ACCF Policy Alert No. 2: Why Climate Skeptics Should Not Object to EPA’s HFC Agenda Background: 

EPA’s Significant New Alternatives Policy (SNAP) program plays a relatively small, but important role in fulfilling President Barack Obama’s climate pledge or Intended Nationally Determined Contribution (INDC) to the United Nations.  It also helps ensure that safe alternatives are available in the U.S. marketplace and that the U.S. market remains competitive.  SNAP would help accelerate the domestic deployment of climate-friendly, non-ozone-depleting substitutes from hydrofluorocarbons (HFCs), a greenhouse gas that is thousands of times more potent than carbon dioxide.  HFCs, which have many uses including as a refrigerant, have received increasingly greater attention because related global emissions are expected to nearly double by 2020 and triple by 2030 – largely because of greater industrialization and modernization in the developing world.

Last month, the White House, implementing a policy first developed by the Bush administration, helped secure an international commitment under the Montreal Protocol to address HFCs via a legally-binding amendment that would cover all 197 Parties to the Protocol.  This diplomatic action followed the U.S.-China agreement last year to phase down the consumption and production of HFCs and a statement of support from G-20 leaders.

Backing of U.S. Industry:

Unlike EPA’s highly controversial greenhouse gas (GHG) regulations on power plants, the Agency’s SNAP program is broadly embraced by impacted industry.  The Alliance for Responsible Atmospheric Policy, which represents 95 percent of U.S. HFC production and a significant majority of the Original Equipment Manufacturers (OEMs) and  other user industries, has issued multiple statements of support for the broader HFC agenda.

U.S. industry supports HFC regulations under SNAP because:

(1) U.S. companies are the primary producers of HFC replacement chemicals, giving them a competitive advantage.  A delay in implementing SNAP in the United States would give foreign producers, including Chinese producers that have heavily invested in HFCs, time to catch up in the replacement market.

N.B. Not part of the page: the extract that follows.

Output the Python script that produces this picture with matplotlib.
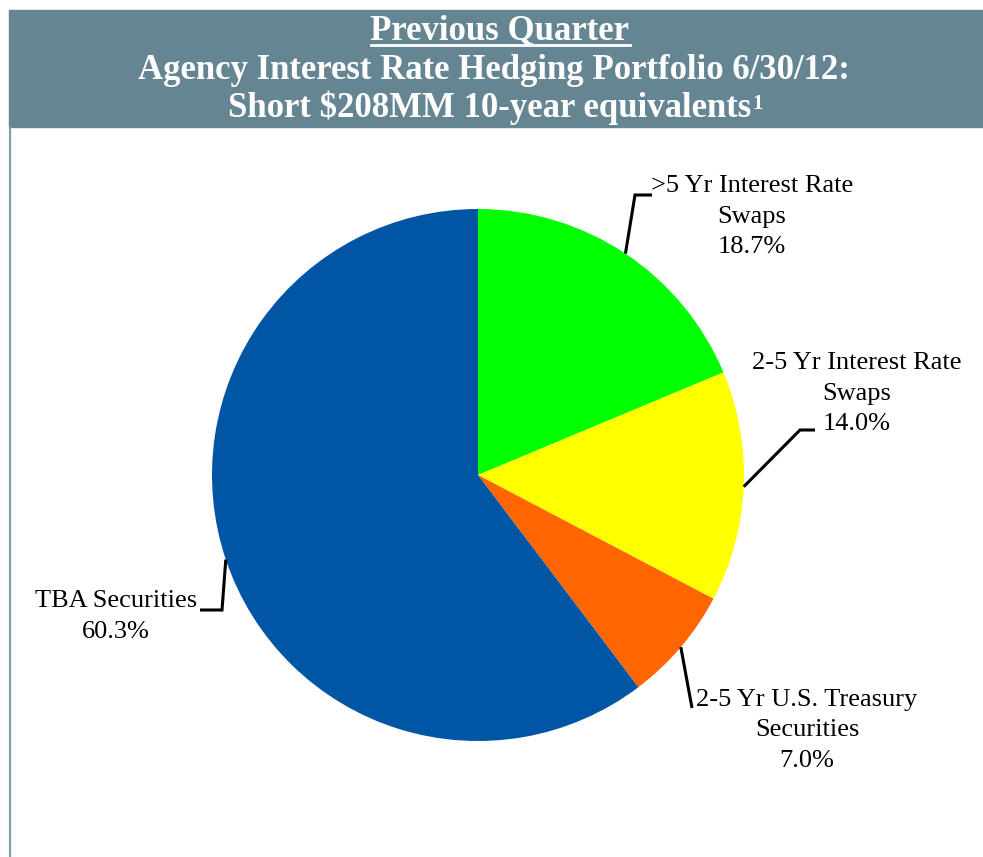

(2) Without SNAP, U.S. imports of Chinese HFCs would continue to grow –potentially shutting down all domestic HFC production.  From 2012 to 2014, Chinese HFC imports increased 60 percent, resulting in U.S. manufacturers losing significant market share.  Last August, the U.S. International Trade Commission unanimously determined that there was a reasonable indication that Chinese HFCs are being sold in the United States at less than fair value (i.e., dumping). (See more here.)

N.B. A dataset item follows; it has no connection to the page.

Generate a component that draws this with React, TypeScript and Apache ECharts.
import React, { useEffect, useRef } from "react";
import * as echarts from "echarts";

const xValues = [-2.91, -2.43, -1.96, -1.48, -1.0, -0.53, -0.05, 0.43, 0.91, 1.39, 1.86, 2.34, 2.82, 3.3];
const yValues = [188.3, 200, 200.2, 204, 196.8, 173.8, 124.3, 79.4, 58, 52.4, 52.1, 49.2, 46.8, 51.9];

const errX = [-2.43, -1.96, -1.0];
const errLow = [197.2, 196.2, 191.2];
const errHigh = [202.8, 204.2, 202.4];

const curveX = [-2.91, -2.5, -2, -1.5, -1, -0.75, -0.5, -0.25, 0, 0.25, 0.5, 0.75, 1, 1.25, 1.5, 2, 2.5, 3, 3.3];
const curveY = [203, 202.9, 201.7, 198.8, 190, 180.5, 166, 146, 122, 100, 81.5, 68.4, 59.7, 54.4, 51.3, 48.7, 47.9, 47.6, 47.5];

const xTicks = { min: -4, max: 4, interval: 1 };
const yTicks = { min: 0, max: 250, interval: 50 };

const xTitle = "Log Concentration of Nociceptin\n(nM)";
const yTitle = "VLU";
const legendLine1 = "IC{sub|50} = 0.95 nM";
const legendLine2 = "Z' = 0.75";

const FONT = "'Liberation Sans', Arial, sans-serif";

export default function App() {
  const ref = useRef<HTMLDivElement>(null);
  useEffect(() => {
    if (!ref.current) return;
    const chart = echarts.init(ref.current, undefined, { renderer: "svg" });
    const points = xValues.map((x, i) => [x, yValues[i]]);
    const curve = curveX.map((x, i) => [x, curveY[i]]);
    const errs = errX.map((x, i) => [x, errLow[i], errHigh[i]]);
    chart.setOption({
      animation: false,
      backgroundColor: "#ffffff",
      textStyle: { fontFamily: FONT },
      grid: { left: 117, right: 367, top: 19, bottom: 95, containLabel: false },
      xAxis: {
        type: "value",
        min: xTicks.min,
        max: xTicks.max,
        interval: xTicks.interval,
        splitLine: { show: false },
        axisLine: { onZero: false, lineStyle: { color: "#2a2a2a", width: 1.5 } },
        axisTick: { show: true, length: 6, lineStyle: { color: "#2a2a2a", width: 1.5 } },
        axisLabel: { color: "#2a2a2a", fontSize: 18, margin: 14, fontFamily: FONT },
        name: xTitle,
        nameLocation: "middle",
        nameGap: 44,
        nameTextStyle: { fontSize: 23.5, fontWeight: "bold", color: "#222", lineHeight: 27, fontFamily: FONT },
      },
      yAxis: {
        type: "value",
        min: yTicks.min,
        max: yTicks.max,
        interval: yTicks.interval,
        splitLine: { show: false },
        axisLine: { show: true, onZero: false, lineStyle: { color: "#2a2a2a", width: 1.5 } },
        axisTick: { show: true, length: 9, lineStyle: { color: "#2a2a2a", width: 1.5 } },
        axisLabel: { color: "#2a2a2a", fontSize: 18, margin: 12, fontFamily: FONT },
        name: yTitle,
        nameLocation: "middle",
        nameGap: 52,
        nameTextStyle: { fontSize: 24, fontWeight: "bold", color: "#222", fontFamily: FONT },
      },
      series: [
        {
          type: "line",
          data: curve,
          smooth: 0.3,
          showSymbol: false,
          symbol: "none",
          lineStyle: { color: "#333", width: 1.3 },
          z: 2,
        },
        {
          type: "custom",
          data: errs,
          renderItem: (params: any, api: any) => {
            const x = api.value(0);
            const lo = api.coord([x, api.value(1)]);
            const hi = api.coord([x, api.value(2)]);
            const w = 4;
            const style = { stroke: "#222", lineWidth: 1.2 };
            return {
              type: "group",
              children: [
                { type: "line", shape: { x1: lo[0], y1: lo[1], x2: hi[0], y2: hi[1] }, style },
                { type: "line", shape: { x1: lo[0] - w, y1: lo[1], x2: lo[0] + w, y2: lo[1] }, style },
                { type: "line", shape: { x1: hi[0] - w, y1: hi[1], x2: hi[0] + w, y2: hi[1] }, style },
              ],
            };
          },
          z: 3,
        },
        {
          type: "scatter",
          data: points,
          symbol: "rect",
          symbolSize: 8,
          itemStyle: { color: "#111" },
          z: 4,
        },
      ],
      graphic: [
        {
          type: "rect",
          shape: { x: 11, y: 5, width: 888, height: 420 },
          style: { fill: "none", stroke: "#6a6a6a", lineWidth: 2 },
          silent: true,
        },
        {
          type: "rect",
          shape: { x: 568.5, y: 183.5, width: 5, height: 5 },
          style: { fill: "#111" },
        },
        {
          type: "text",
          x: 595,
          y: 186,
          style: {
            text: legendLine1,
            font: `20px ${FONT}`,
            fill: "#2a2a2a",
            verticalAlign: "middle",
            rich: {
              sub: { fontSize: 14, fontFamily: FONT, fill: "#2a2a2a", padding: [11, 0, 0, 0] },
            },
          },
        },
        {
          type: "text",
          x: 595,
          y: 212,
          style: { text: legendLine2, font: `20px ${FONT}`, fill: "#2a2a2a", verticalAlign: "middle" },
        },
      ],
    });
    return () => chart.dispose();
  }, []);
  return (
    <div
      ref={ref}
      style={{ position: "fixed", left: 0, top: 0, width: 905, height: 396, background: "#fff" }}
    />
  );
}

At first glance, some free market advocates might consider cheaper Chinese HFC imports to benefit American consumers, despite the negative impact on U.S. industry – even with unfair dumping.  However, this is not the case since companies that use HFCs are transitioning to HFC replacement chemicals to meet changing global regulations.  Therefore, cheap HFCs will grow scarcer as Chinese chemical producers switch to HFC replacements in response to the phase out of HFCs in the broader international market.

Links to GHG Regulation of U.S. Industrial Sector:

A failure to transition from HFCs to climate-friendly substitutes would not pose a serious threat to the President’s climate pledge in and of itself, but it could result in other sectors facing more stringent emissions targets in order to attain the 26 – 28 percent GHG reduction goal by 2025. Related HFC emissions reductions account for about 5 percent of the total cuts envisioned by the White House.

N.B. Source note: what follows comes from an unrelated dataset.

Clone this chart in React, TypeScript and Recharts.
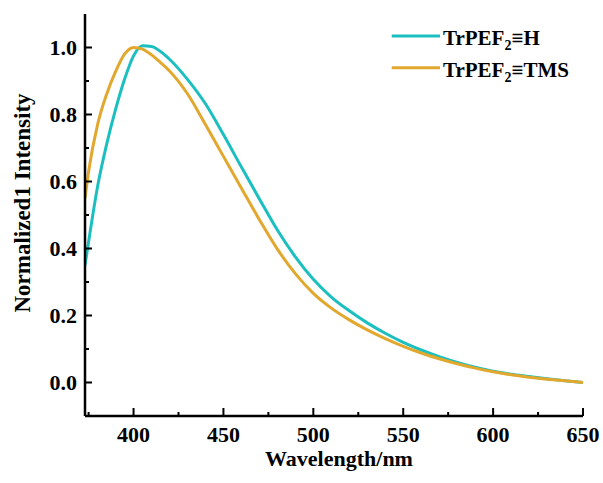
import { LineChart, Line, XAxis, YAxis, Legend } from "recharts";

const wavelengths = [
  373, 375, 380, 385, 390, 395, 400, 405, 410, 415, 420, 430, 440, 450, 460, 470, 480, 490,
  500, 510, 520, 530, 540, 550, 560, 570, 580, 590, 600, 610, 620, 630, 640, 650,
];
// TrPEF2≡H
const hIntensity = [
  0.35, 0.42, 0.585, 0.71, 0.815, 0.905, 0.975, 1.005, 1.003, 0.988, 0.965, 0.905, 0.832, 0.74,
  0.643, 0.548, 0.455, 0.375, 0.308, 0.255, 0.214, 0.178, 0.147, 0.12, 0.097, 0.077, 0.06, 0.046,
  0.034, 0.025, 0.018, 0.011, 0.005, 0.0,
];
// TrPEF2≡TMS
const tmsIntensity = [
  0.55, 0.63, 0.77, 0.86, 0.928, 0.98, 1.0, 0.995, 0.978, 0.955, 0.93, 0.862, 0.77, 0.675,
  0.58, 0.486, 0.398, 0.325, 0.266, 0.222, 0.187, 0.157, 0.131, 0.108, 0.088, 0.071, 0.056, 0.043,
  0.032, 0.023, 0.016, 0.01, 0.005, 0.0,
];

const xTicks = [375, 400, 425, 450, 475, 500, 525, 550, 575, 600, 625, 650];
const yTicks = [0, 0.1, 0.2, 0.3, 0.4, 0.5, 0.6, 0.7, 0.8, 0.9, 1.0];

const data = wavelengths.map((wl, i) => ({
  wl,
  h: hIntensity[i],
  tms: tmsIntensity[i],
}));

const FONT = "Liberation Serif, Times New Roman, DejaVu Serif, serif";
const CYAN = "#1cbfbf";
const ORANGE = "#e2a82e";

const textStyle = { fontFamily: FONT, fontWeight: 700 };

function XTick(props: any) {
  const { x, y, payload } = props;
  const v = payload.value;
  const major = v % 50 === 0;
  return (
    <g>
      <line x1={x} y1={y} x2={x} y2={y - (major ? 8 : 4)} stroke="#000" strokeWidth={2} />
      {major && (
        <text x={x} y={y + 26} textAnchor="middle" style={textStyle} fontSize={22} fill="#000">
          {v}
        </text>
      )}
    </g>
  );
}

function YTick(props: any) {
  const { x, y, payload } = props;
  const v = payload.value;
  const major = Math.round(v * 10) % 2 === 0;
  return (
    <g>
      <line x1={x} y1={y} x2={x + (major ? 7 : 4)} y2={y} stroke="#000" strokeWidth={2} />
      {major && (
        <text x={x - 8} y={y + 7.5} textAnchor="end" style={textStyle} fontSize={22} fill="#000">
          {v.toFixed(1)}
        </text>
      )}
    </g>
  );
}

function XTitle() {
  return (
    <text x={339} y={466} textAnchor="middle" style={textStyle} fontSize={22} fill="#000">
      Wavelength/nm
    </text>
  );
}

function YTitle() {
  return (
    <text
      x={30}
      y={203}
      transform="rotate(-90, 30, 203)"
      textAnchor="middle"
      style={textStyle}
      fontSize={23}
      fill="#000"
    >
      Normalized1 Intensity
    </text>
  );
}

const legendItems = [
  { color: CYAN, tail: "H" },
  { color: ORANGE, tail: "TMS" },
];

function LegendBox() {
  return (
    <svg width={200} height={70}>
      {legendItems.map((item, i) => {
        const cy = 16 + i * 31.7;
        return (
          <g key={item.tail}>
            <line x1={11.7} x2={60} y1={cy} y2={cy} stroke={item.color} strokeWidth={3} />
            <text x={63} y={cy + 9} style={textStyle} fontSize={21} fill="#000">
              TrPEF
              <tspan fontSize={14} dy={5}>2</tspan>
              <tspan dy={-5}>≡{item.tail}</tspan>
            </text>
          </g>
        );
      })}
    </svg>
  );
}

export default function App() {
  return (
    <div style={{ position: "absolute", left: 0, top: 0, width: 603, height: 483, background: "#fff" }}>
      <LineChart width={603} height={483} data={data} margin={{ top: 14, right: 20, bottom: 0, left: 0 }}>
        <XAxis
          dataKey="wl"
          type="number"
          domain={[373, 650]}
          ticks={xTicks}
          interval={0}
          allowDataOverflow
          height={67}
          tickSize={0}
          tickMargin={0}
          tickLine={false}
          tick={<XTick />}
          axisLine={{ stroke: "#000", strokeWidth: 2.5 }}
          label={<XTitle />}
        />
        <XAxis
          xAxisId="top"
          orientation="top"
          type="number"
          domain={[373, 650]}
          height={0}
          tick={false}
          tickLine={false}
          axisLine={{ stroke: "#000", strokeWidth: 2.5 }}
        />
        <YAxis
          type="number"
          domain={[-0.1, 1.1]}
          ticks={yTicks}
          interval={0}
          allowDataOverflow
          width={85}
          tickSize={0}
          tickMargin={0}
          tickLine={false}
          tick={<YTick />}
          axisLine={{ stroke: "#000", strokeWidth: 2.5 }}
          label={<YTitle />}
        />
        <YAxis
          yAxisId="right"
          orientation="right"
          type="number"
          domain={[-0.1, 1.1]}
          width={0}
          tick={false}
          tickLine={false}
          axisLine={{ stroke: "#000", strokeWidth: 2.5 }}
        />
        <Legend
          layout="horizontal"
          verticalAlign="middle"
          align="center"
          content={() => <LegendBox />}
          wrapperStyle={{ position: "absolute", left: 380, top: 20, width: 200, height: 70 }}
        />
        <Line
          type="monotone"
          dataKey="h"
          name="TrPEF2≡H"
          stroke={CYAN}
          strokeWidth={3}
          dot={false}
          isAnimationActive={false}
        />
        <Line
          type="monotone"
          dataKey="tms"
          name="TrPEF2≡TMS"
          stroke={ORANGE}
          strokeWidth={3}
          dot={false}
          isAnimationActive={false}
        />
      </LineChart>
    </div>
  );
}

A notable gap of 9 to 15 percent currently exists in President Obama’s climate pledge – the difference between reductions gained from policies and measures identified explicitly in the UN climate pledge and the target of 26 percent.  (See https://accf.org/wp-content/uploads/2015/11/ACCF-Report_US-INDC-FINAL.pdf.)  Losing the HFC reductions would increase the gap by nearly 20 percent, according to some estimates.

Without SNAP, the Agency would be expected to pursue additional steps to make up for the lost HFC reductions, assuming a Democratic presidential victory in 2016.  Given EPA’s existing plans to regulate GHG emissions from industrial sub-sectors (e.g., refining, cement, chemicals, paper, and steel), it is highly likely that the burden of making up any lost HFC reduction would fall largely to the industrials.

Conclusion:

The Obama administration’s climate change agenda is highly controversial.  Current greenhouse regulations impacting existing and new power plants will certainly drive up energy costs, distort electricity markets, and harm economic growth and job creation in the United States.  EPA’s SNAP program, however, is supported by the regulated industry and carries substantial benefits for U.S. industry by allowing it to leverage its current competitive advantage in the HFC replacement market.  Moreover, preservation of SNAP would help guard against unnecessary and harmful GHG regulation of U.S. manufacturing.  Consequently, opponents of EPA’s broader GHG agenda should objectively consider the benefits of the HFC replacement program and avoid grouping it with carbon regulation.